O interminável processo judicial de Charles Dickens, Jarndyce vs. Jarndyce em Casa Abandonada, encontra correspondência no interminável comboio que leva uma semana a atravessar Macondo. Dickens e García Márquez são ambos mestres da hipérbole cómica. O Gabinete da Circunlocução de Dickens, um departamento governamental que existe para não fazer nada, habita a mesma realidade ficcional que todos os governadores e tiranos indolentes, corruptos e autoritários na obra de García Márquez.
O Gregor Samsa de Kafka, metamorfoseado num enorme inseto, não se sentiria deslocado em Macondo, onde as metamorfoses são tratadas como lugares-comuns. O Kovalyov de Gógol, cujo nariz se destaca do rosto e vagueia por Sampetersburgo, também se sentiria em casa. Os surrealistas franceses e os fabulistas americanos fazem também parte desta companhia literária, inspirados pela ideia da ficcionalidade da ficção, pela sua natureza composta, ideia que liberta a literatura dos confins do naturalista e lhe permite abordar a verdade por meio de vias mais irracionais e talvez mais interessantes. García Márquez sabia muito bem que pertencia a uma família literária extensa. William Kennedy cita-o: «No México, o surrealismo anda pelas ruas.» E de novo: «A realidade latino-americana é inteiramente rabelaisiana.»
Mas lá está: os voos de fantasia precisam de terra firme entre eles. Quando li García Márquez pela primeira vez nunca tinha ido a qualquer país da América Central ou da América do Sul. No entanto, nas suas páginas encontrei uma realidade que conhecia bem da minha própria experiência na Índia e no Paquistão. Nos dois lugares havia, e há, um conflito entre a cidade e a aldeia e existem fossos semelhantemente profundos entre ricos e pobres, poderosos e não-poderosos, grandes e pequenos. Ambos são sítios com uma forte história colonial e em ambos a religião é da maior importância e Deus está vivo tal como, infelizmente, os piedosos. Conheci os coronéis e generais de García Márquez, ou pelo menos os seus equivalentes indianos e paquistaneses; os seus bispos eram os meus mulás; os seus mercados de rua eram os meus bazares. O mundo dele era o meu, traduzido para espanhol. Não admira que me tenha apaixonado por ele – não pela sua magia (embora, enquanto escritor criado a «lendas fantásticas» do Oriente, isso também fosse atraente), mas pelo seu realismo. O meu mundo era, porém, muito mais urbano do que o dele. É a sensibilidade da aldeia que confere ao realismo de García Márquez o seu sabor particular, a aldeia em que a tecnologia é assustadora mas uma rapariga devota a subir aos céus é perfeitamente credível; em que, tal como nas aldeias indianas, em toda a parte se acredita que o miraculoso coexiste com o quotidiano.

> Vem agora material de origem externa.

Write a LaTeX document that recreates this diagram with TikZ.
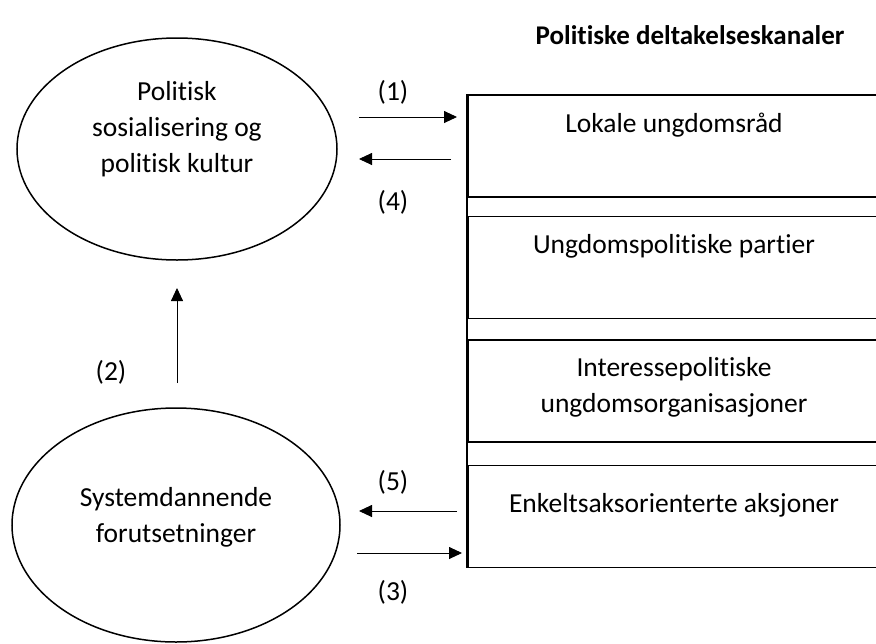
\documentclass[tikz,border=0pt]{standalone}
\usepackage{fontspec}
\setmainfont{Carlito}[Ligatures={NoCommon,NoContextual}, Contextuals=NoAlternate]
\usepackage{tikz}
\usetikzlibrary{
    positioning,
    arrows.meta,
    shapes.geometric
}

\tikzset{
    tekst/.style={font=\fontsize{27.5}{36}\selectfont, align=center, inner sep=0pt},
    sirkel/.style={draw, ellipse, line width=1.5pt, inner sep=0pt},
    kanal/.style={draw, rectangle, line width=1.6pt, inner sep=0pt, minimum width=412pt, minimum height=102pt},
    pil/.style={-{Triangle[length=13pt, width=12pt]}, line width=0.9pt}
}

\begin{document}
\begin{tikzpicture}[x=1pt, y=1pt]
        \useasboundingbox (0,0) rectangle (876,-643);
        \clip (0,0) rectangle (876,-643);

        % ellipsene til venstre
        \node[sirkel, minimum width=320pt, minimum height=222pt] (kultur) at (177,-149) {};
        \node[tekst] (kulturtekst) at (177,-129) {Politisk\\sosialisering og\\politisk kultur};
        \node[sirkel, minimum width=328pt, minimum height=234pt] (system) at (176,-525) {};
        \node[tekst] (systemtekst) at (176,-517) {Systemdannende\\forutsetninger};

        % kanalene til høyre
        \node[font=\fontsize{27}{32}\selectfont\bfseries, inner sep=0pt] (tittel) at (690,-35) {Politiske deltakelseskanaler};
        \node[kanal] (lokal) at (674,-146) {};
        \node[kanal] (parti) at (674,-267.5) {};
        \node[kanal] (interesse) at (674,-391) {};
        \node[kanal] (aksjon) at (674,-516.5) {};
        \draw[line width=1.6pt] (lokal.north west) -- (aksjon.south west);
        \node[tekst] (lokaltekst) at (674,-125) {Lokale ungdomsråd};
        \node[tekst] (partitekst) at (674,-246) {Ungdomspolitiske partier};
        \node[tekst] (interessetekst) at (674,-387) {Interessepolitiske\\ungdomsorganisasjoner};
        \node[tekst] (aksjontekst) at (674,-505) {Enkeltsaksorienterte aksjoner};

        % endepunkter for pilene
        \coordinate (p1a) at (359,-117);
        \coordinate (p1b) at (457,-117);
        \coordinate (p4a) at (451,-159);
        \coordinate (p4b) at (359,-159);
        \coordinate (p2a) at (177,-383);
        \coordinate (p2b) at (177,-288);
        \coordinate (p5a) at (457,-511);
        \coordinate (p5b) at (359,-511);
        \coordinate (p3a) at (357,-553);
        \coordinate (p3b) at (462,-553);

        \draw[pil] (p1a) -- (p1b);
        \draw[pil] (p4a) -- (p4b);
        \draw[pil] (p2a) -- (p2b);
        \draw[pil] (p5a) -- (p5b);
        \draw[pil] (p3a) -- (p3b);

        \node[tekst] (n1) at (393,-92) {(1)};
        \node[tekst] (n4) at (393,-202) {(4)};
        \node[tekst] (n2) at (111,-372) {(2)};
        \node[tekst] (n5) at (393,-482) {(5)};
        \node[tekst] (n3) at (393,-592) {(3)};
    \end{tikzpicture}
\end{document}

Ele era jornalista e nunca perdia os factos de vista. Era um sonhador que acreditava na verdade dos sonhos. Era também um escritor capaz de momentos de uma beleza delirante e por vezes cómica. No início d’O Amor nos Tempos de Cólera: «O cheiro das amêndoas amargas recordava-lhe sempre o destino dos amores contrariados.» No cerne d’O Outono do Patriarca, depois de o ditador vender o mar das Caraíbas aos americanos, os engenheiros navais do embaixador americano «levaram-no em peças numeradas, para o semearem longe dos furacões nas auroras de sangue do Arizona […], levaram-no com tudo o que tinha dentro, meu general, com o reflexo das nossas cidades, os nossos afogados tímidos, os nossos dragões dementes». O primeiro comboio chega a Macondo e uma mulher enlouquece de pavor. «Vem aí – conseguiu explicar – uma coisa horrível que parece uma cozinha a arrastar uma aldeia.» E, claro, inesquecivelmente:
«O coronel Aureliano Buendía promoveu trinta e duas revoluções armadas e perdeu todas. Teve dezassete filhos varões de dezassete mulheres diferentes, que foram exterminados um por um numa só noite, antes que o mais velho completasse trinta e cinco anos. Escapou a catorze atentados, setenta e três emboscadas e um pelotão de fuzilamento. Sobreviveu a uma dose de estricnina no café que daria para matar um cavalo.»
Por tal magnificência, a nossa única reação possível é gratidão. Era o maior de nós todos.